- Work to complete -
Your task is to print, exactly and only, the lines from the start of the entries below through the line with "const bottom = 285;". Include both ends, but skip the pictures.

- The data -

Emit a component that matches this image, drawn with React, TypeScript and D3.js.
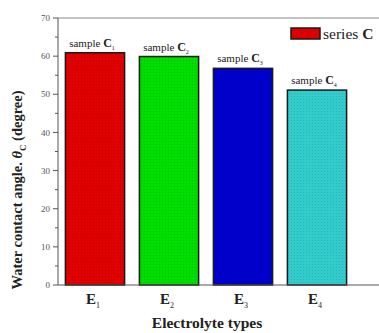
import { useEffect, useRef } from 'react';
import * as d3 from 'd3';

// chart data
const categories = ['1', '2', '3', '4'];
const values = [60.9, 59.9, 56.8, 51.1];
const barColors = ['#e00000', '#00dd00', '#0000cc', '#33cccc'];
const yTicks = [0, 10, 20, 30, 40, 50, 60, 70];
const yMinorTicks = [5, 15, 25, 35, 45, 55, 65];

const W = 379;
const H = 333;
const FONT = '"Liberation Serif", "Times New Roman", serif';

const App = () => {
  const svgRef = useRef<SVGSVGElement>(null);

  useEffect(() => {
    if (!svgRef.current) return;
    const svg = d3.select(svgRef.current);
    svg.selectAll('*').remove();

    const left = 58;
    const top = 18;
    const right = 384;
    const bottom = 285;

    const x = d3.scaleBand().domain(categories).range([left, left + 4 * 74]).paddingInner(0.2).paddingOuter(0.1);
    const y = d3.scaleLinear().domain([0, 70]).range([bottom, top]);

    // texture pattern for bars
    const defs = svg.append('defs');
    barColors.forEach((c, i) => {
      const p = defs.append('pattern')
        .attr('id', `pat${i}`)
        .attr('width', 3)
        .attr('height', 3)
        .attr('patternUnits', 'userSpaceOnUse');
      p.append('rect').attr('width', 3).attr('height', 3).attr('fill', c);
      p.append('rect').attr('width', 1).attr('height', 1).attr('fill', '#000').attr('opacity', 0.12);
    });

    // top frame line
    svg.append('line')
      .attr('x1', left).attr('x2', right)
      .attr('y1', top).attr('y2', top)
      .attr('stroke', '#888').attr('stroke-width', 1);

    // bars
    svg.selectAll('.bar')
      .data(values)
      .enter()
      .append('rect')
      .attr('x', (_, i) => x(categories[i])!)
      .attr('y', d => y(d))
      .attr('width', x.bandwidth())
      .attr('height', d => y(0) - y(d))
      .attr('fill', (_, i) => `url(#pat${i})`)
      .attr('stroke', '#1a1a1a')
      .attr('stroke-width', 1.5);

    // sample labels
    values.forEach((v, i) => {
      const t = svg.append('text')
        .attr('x', x(categories[i])! + x.bandwidth() / 2 - 3)
        .attr('y', y(v) - 6)
        .attr('text-anchor', 'middle')
        .attr('font-family', FONT)
        .attr('font-size', 11)
        .attr('fill', '#222');
      t.append('tspan').text('sample ');
      t.append('tspan').attr('font-weight', 'bold').attr('font-size', 12).text('C');
      t.append('tspan').attr('font-size', 6).attr('dy', 3).text(categories[i]);
    });

    // axes
    const yAxis = svg.append('g').attr('transform', `translate(${left},0)`);
    yAxis.append('line').attr('x1', 0).attr('x2', 0).attr('y1', top).attr('y2', bottom).attr('stroke', '#555');
    yAxis.selectAll('.maj').data(yTicks).enter().append('line')
      .attr('x1', -5).attr('x2', 0).attr('y1', d => y(d)).attr('y2', d => y(d)).attr('stroke', '#555');
    yAxis.selectAll('.min').data(yMinorTicks).enter().append('line')
      .attr('x1', -3).attr('x2', 0).attr('y1', d => y(d)).attr('y2', d => y(d)).attr('stroke', '#555');
    yAxis.selectAll('.lab').data(yTicks).enter().append('text')
      .attr('x', -8).attr('y', d => y(d)).attr('dy', '0.35em')
      .attr('text-anchor', 'end')
      .attr('font-family', FONT).attr('font-size', 9).attr('fill', '#555')
      .text(d => d);

    svg.append('line')
      .attr('x1', left).attr('x2', right)
      .attr('y1', bottom).attr('y2', bottom)
      .attr('stroke', '#555');

    // x tick labels
    categories.forEach(c => {
      const t = svg.append('text')
        .attr('x', x(c)! + x.bandwidth() / 2 - 2)
        .attr('y', 304)
        .attr('text-anchor', 'middle')
        .attr('font-family', FONT)
        .attr('font-weight', 'bold')
        .attr('font-size', 15)
        .attr('fill', '#222');
      t.append('tspan').text('E');
      t.append('tspan').attr('font-size', 8).attr('font-weight', 'normal').attr('dy', 4).text(c);
    });

    // x title
    svg.append('text')
      .attr('x', 207).attr('y', 328)
      .attr('text-anchor', 'middle')
      .attr('font-family', FONT).attr('font-weight', 'bold').attr('font-size', 15.5)
      .attr('fill', '#222')
      .text('Electrolyte types');

    // y title
    const yt = svg.append('text')
      .attr('transform', `translate(22,${190}) rotate(-90)`)
      .attr('text-anchor', 'middle')
      .attr('font-family', FONT).attr('font-weight', 'bold').attr('font-size', 14.5)
      .attr('fill', '#222');
    yt.append('tspan').text('Water contact angle. ');
    yt.append('tspan').attr('font-style', 'italic').text('θ');
    yt.append('tspan').attr('font-size', 9).attr('dy', 4).text('C');
    yt.append('tspan').attr('dy', -4).text(' (degree)');

    // legend
    svg.append('rect')
      .attr('x', 291).attr('y', 28).attr('width', 29).attr('height', 11)
      .attr('fill', 'url(#pat0)').attr('stroke', '#1a1a1a').attr('stroke-width', 1.5);
    const lt = svg.append('text')
      .attr('x', 323).attr('y', 38.5)
      .attr('font-family', FONT).attr('font-size', 15.5).attr('fill', '#222');
    lt.append('tspan').text('series ');
    lt.append('tspan').attr('font-weight', 'bold').text('C');
  }, []);

  return (
    <svg
      ref={svgRef}
      width={W}
      height={H}
      style={{ position: 'absolute', left: 0, top: 0, background: '#fff' }}
    />
  );
};

export default App;
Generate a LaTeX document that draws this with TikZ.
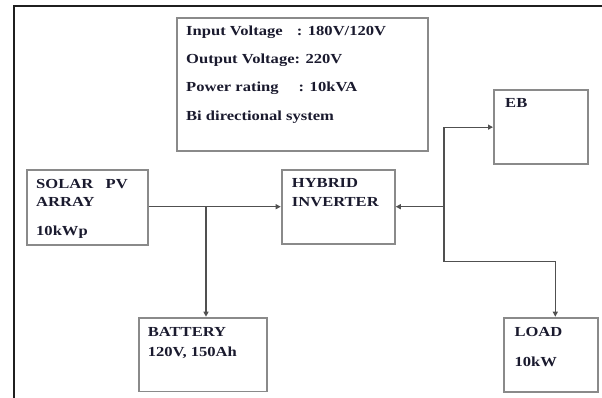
\documentclass[tikz,border=0pt]{standalone}
\usepackage{fontspec}
\newfontfamily\boxfont{Liberation Serif}[FakeStretch=1.2]
\usetikzlibrary{arrows.meta}
\definecolor{txt}{HTML}{1A1A2E}
\definecolor{boxline}{HTML}{8A8A8A}
\definecolor{wire}{HTML}{505050}
\begin{document}
\begin{tikzpicture}[x=1pt,y=-1pt,
  blk/.style={draw=boxline,line width=1.8pt,rectangle,inner sep=0pt,anchor=north west},
  lbl/.style={anchor=base west,inner sep=0pt,text=txt,font=\boxfont\bfseries\fontsize{13.8}{16}\selectfont},
  wireline/.style={draw=wire,line width=1.1pt},
  arr/.style={wireline,-{Triangle[length=5pt,width=5pt]}}]
\useasboundingbox (0,0) rectangle (602,398);
% outer frame
\draw[line width=2.4pt,color=black!88] (14,400) -- (14,6) -- (604,6);
% boxes
\node[blk,minimum width=251pt,minimum height=132.7pt] (info) at (176,17.3) {};
\node[blk,minimum width=94pt,minimum height=74.5pt] (eb) at (493,89) {};
\node[blk,minimum width=120.7pt,minimum height=74.7pt] (solar) at (26,169.3) {};
\node[blk,minimum width=113.3pt,minimum height=74pt] (hybrid) at (280.7,169.3) {};
\node[blk,minimum width=127.7pt,minimum height=73.8pt] (battery) at (138,316.7) {};
\node[blk,minimum width=93.4pt,minimum height=74pt] (load) at (503.3,316.7) {};
% texts
\node[lbl] (t1) at (186,36) {\makebox[110.7pt][l]{Input Voltage}: 180V/120V};
\node[lbl] (t2) at (186,64) {Output Voltage: 220V};
\node[lbl] (t3) at (186,92) {\makebox[112.5pt][l]{Power rating}: 10kVA};
\node[lbl] (t4) at (186,121) {Bi directional system};
\node[lbl] (teb) at (505,108) {EB};
\node[lbl] (ts1) at (36,188.3) {SOLAR\ \ \ PV};
\node[lbl] (ts2) at (36,206.7) {ARRAY};
\node[lbl] (ts3) at (36,235) {10kWp};
\node[lbl] (th1) at (291.7,187.3) {HYBRID};
\node[lbl] (th2) at (291.7,206.7) {INVERTER};
\node[lbl] (tb1) at (147.7,336) {BATTERY};
\node[lbl] (tb2) at (147.7,356.7) {120V, 150Ah};
\node[lbl] (tl1) at (514.3,336) {LOAD};
\node[lbl] (tl2) at (514.3,366.7) {10kW};
% connectors
\coordinate (j1) at (206,206.7);
\coordinate (j2) at (444,206.7);
\coordinate (j3) at (444,261.7);
\coordinate (j4) at (555.3,261.7);
\draw[arr] (solar.east |- j1) -- (hybrid.west |- j1);
\draw[arr] (j1) -- (j1 |- battery.north);
\draw[arr] (j2) -- (hybrid.east |- j2);
\draw[arr] (j2) |- (eb.west);
\draw[arr] (j2) -- (j3) -- (j4) -- (j4 |- load.north);
\end{tikzpicture}
\end{document}
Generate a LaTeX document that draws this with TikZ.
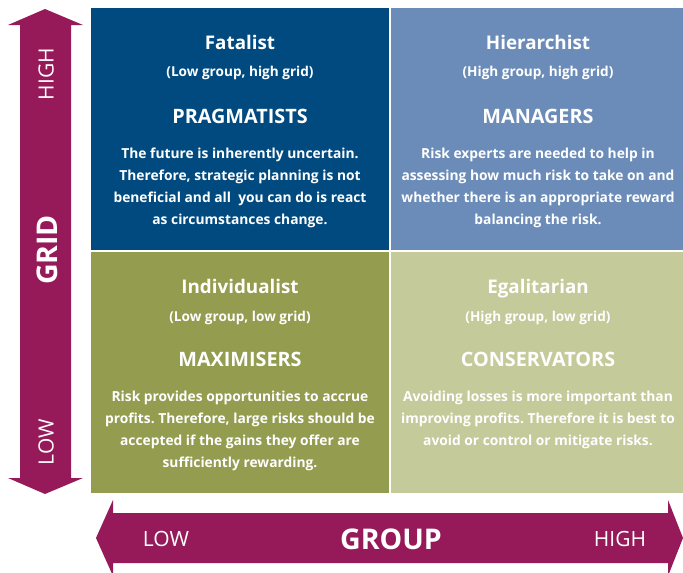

- Solved exercise -
Emit a component that matches this image, drawn with React, TypeScript and D3.js.
import { useEffect, useRef } from 'react';
import * as d3 from 'd3';

// chart data
const categories = ['1', '2', '3', '4'];
const values = [60.9, 59.9, 56.8, 51.1];
const barColors = ['#e00000', '#00dd00', '#0000cc', '#33cccc'];
const yTicks = [0, 10, 20, 30, 40, 50, 60, 70];
const yMinorTicks = [5, 15, 25, 35, 45, 55, 65];

const W = 379;
const H = 333;
const FONT = '"Liberation Serif", "Times New Roman", serif';

const App = () => {
  const svgRef = useRef<SVGSVGElement>(null);

  useEffect(() => {
    if (!svgRef.current) return;
    const svg = d3.select(svgRef.current);
    svg.selectAll('*').remove();

    const left = 58;
    const top = 18;
    const right = 384;
    const bottom = 285;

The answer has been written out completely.